#67 ‘Who’s Afraid of Virginia Woolf?’
Booze, Bile, and the Theater of Marital Evisceration
Who’s Afraid of Virginia Woolf? (1966) is a beautifully lit knife fight disguised as a cocktail party. It’s Edward Albee’s war-of-words stage play brought to vicious, bristling life on screen, with Elizabeth Taylor and Richard Burton weaponizing every line of dialogue like it’s tipped with arsenic. It’s a film about marriage, truth, illusion, and the long, slow psychic cannibalism that happens when two people mistake emotional destruction for intimacy. Also, there’s yelling. So much yelling.
Taylor plays Martha, the university president’s daughter and the patron saint of angry women forced to smile through decades of academic mansplaining. She’s loud, sexual, brilliant, and angry—a combination that makes the film treat her as dangerous, as if female fury is more transgressive than male violence. Burton is George, her withering, self-loathing husband, who matches her insult for insult, hiding his sadism behind a tattered tweed suit and enough internalized resentment to level a small liberal arts college.
Together, they drag a younger couple—Nick and Honey, played with pitch-perfect discomfort by George Segal and Sandy Dennis—into their private hellscape under the guise of post-party drinks. What follows is a psychological demolition derby: secrets exposed, illusions shattered, social norms gutted and left twitching on the shag carpet. The entire film is one long dare: how much emotional damage can you stomach before someone breaks character?
And yet, despite its brilliance, Virginia Woolf is still a deeply gendered chamber of horrors. George gets to be complex. His bitterness is academic, his cruelty philosophical. Martha? She’s hysterical, monstrous, a cautionary tale about what happens when a woman dares to age and outtalk her husband. Her sexuality is played as grotesque, her desire for truth framed as instability. She’s punished for needing, punished for knowing, punished for being too much.

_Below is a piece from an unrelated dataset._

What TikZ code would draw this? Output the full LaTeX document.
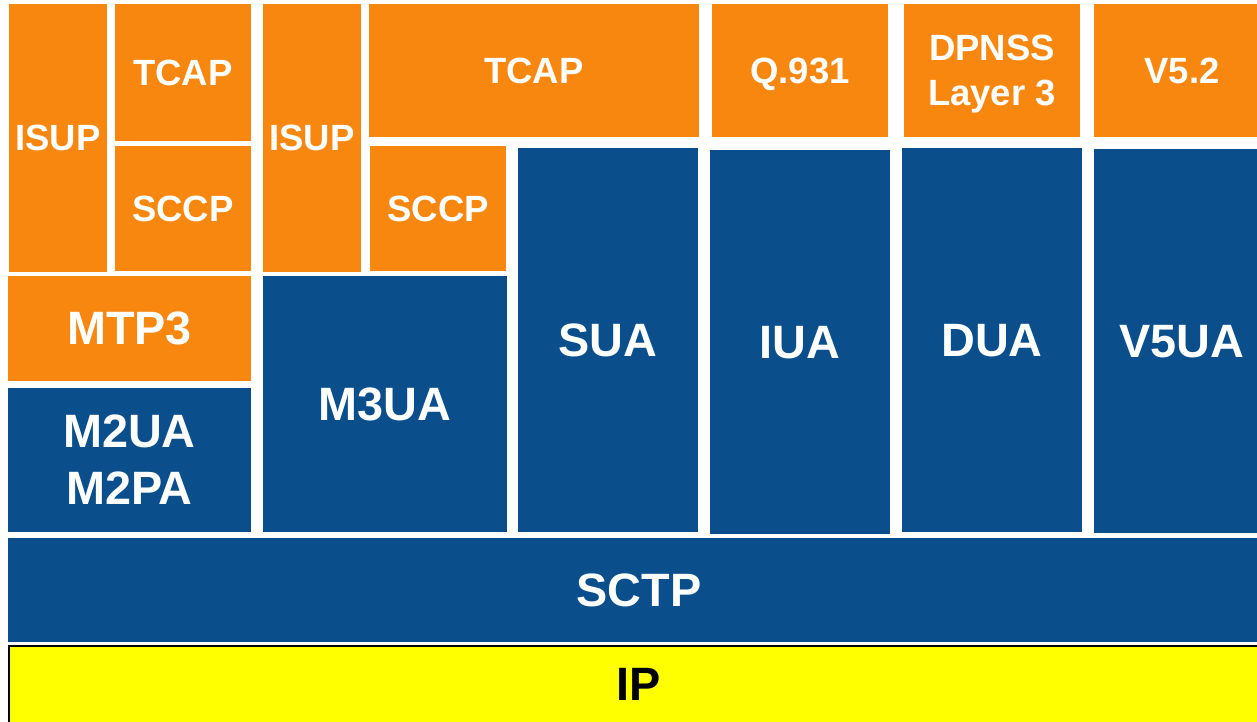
\documentclass[tikz,border=0pt]{standalone}
\usepackage{fontspec}
\setmainfont{Liberation Sans}
\definecolor{sigorange}{RGB}{248,135,16}
\definecolor{sigblue}{RGB}{10,78,140}
\definecolor{ipyellow}{RGB}{255,255,0}
\tikzset{
  layerbox/.style={inner sep=0pt, outer sep=0pt, align=center, text=white,
    text depth=0pt, font=\bfseries},
  sigbox/.style={layerbox, fill=sigorange},
  uabox/.style={layerbox, fill=sigblue},
  smalltxt/.style={font=\fontsize{36.5}{45}\selectfont\bfseries},
  bigtxt/.style={font=\fontsize{46.8}{57}\selectfont\bfseries},
}
% \layer{name}{style}{x1}{y1}{x2}{y2}{text}
\newcommand\layer[7]{%
  \node[#2, minimum width={#5-#3}, minimum height={#6-#4}]
    (#1) at ({(#3+#5)/2},{(#4+#6)/2}) {#7};}
\begin{document}
\begin{tikzpicture}[x=1pt,y=-1pt]
  \useasboundingbox (0,0) rectangle (1257,721);
  \fill[white] (0,0) rectangle (1257,721);
  \clip (0,0) rectangle (1257,721);
  % SS7 over MTP3 / M2UA column
  \layer{isupA}{sigbox,smalltxt}{9}{4}{107}{272}{ISUP}
  \layer{tcapA}{sigbox,smalltxt}{115}{4}{251}{141}{TCAP}
  \layer{sccpA}{sigbox,smalltxt}{115}{146}{251}{271}{SCCP}
  \layer{mtp3}{sigbox,bigtxt}{8}{276}{251}{381}{MTP3}
  \layer{m2ua}{uabox,bigtxt}{8}{388}{251}{532}{M2UA\\M2PA}
  % M3UA column
  \layer{isupB}{sigbox,smalltxt}{263}{4}{361}{272}{ISUP}
  \layer{tcapB}{sigbox,smalltxt}{369}{4}{699}{137}{TCAP}
  \layer{sccpB}{sigbox,smalltxt}{370}{146}{506}{271}{SCCP}
  \layer{m3ua}{uabox,bigtxt}{263}{276}{507}{532}{M3UA}
  % SUA
  \layer{sua}{uabox,bigtxt}{518}{148}{698}{532}{SUA}
  % ISDN / DPNSS / V5 adaptation layers
  \layer{q931}{sigbox,smalltxt}{712}{4}{888}{137}{Q.931}
  \layer{iua}{uabox,bigtxt}{710}{150}{890}{534}{IUA}
  \layer{dpnss}{sigbox,smalltxt}{904}{4}{1080}{137}{DPNSS\\Layer 3}
  \layer{dua}{uabox,bigtxt}{902}{148}{1082}{532}{DUA}
  \layer{v52}{sigbox,smalltxt}{1094}{4}{1270}{137}{V5.2}
  \layer{v5ua}{uabox,bigtxt}{1094}{149}{1270}{533}{V5UA}
  % transport
  \layer{sctp}{uabox,bigtxt}{8}{538}{1270}{642}{SCTP}
  \node[layerbox, bigtxt, text=black, fill=ipyellow, draw=black, line width=2pt,
    minimum width=1260, minimum height=77] (ip) at (639,684.5) {IP};
\end{tikzpicture}
\end{document}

The film strips its characters of every social pretense, but it never quite lets Martha escape the trap of being “the shrew.” Taylor delivers a volcanic performance—raw, ugly, and brilliant—but the narrative still demands she be broken by the end, reduced to weeping vulnerability while George gets to sip his bourbon and bask in the aftermath of emotional napalm.
Mike Nichols’ direction is unflinching and intimate, and Haskell Wexler’s cinematography turns every grimace and glare into gothic poetry. It’s theater, yes, but it’s also emotional voyeurism—the kind of film where the camera stays just long enough to make you feel complicit.
4 out of 5 broken illusions
(One for Taylor’s fury. One for Burton’s corrosive charm. One for Nichols’ claustrophobic direction. One for Albee’s dialogue, which cuts cleaner than any blade. The missing star? Lost in the rubble of Martha’s psyche—because in this world, even the strongest women must be shattered to be seen as human.)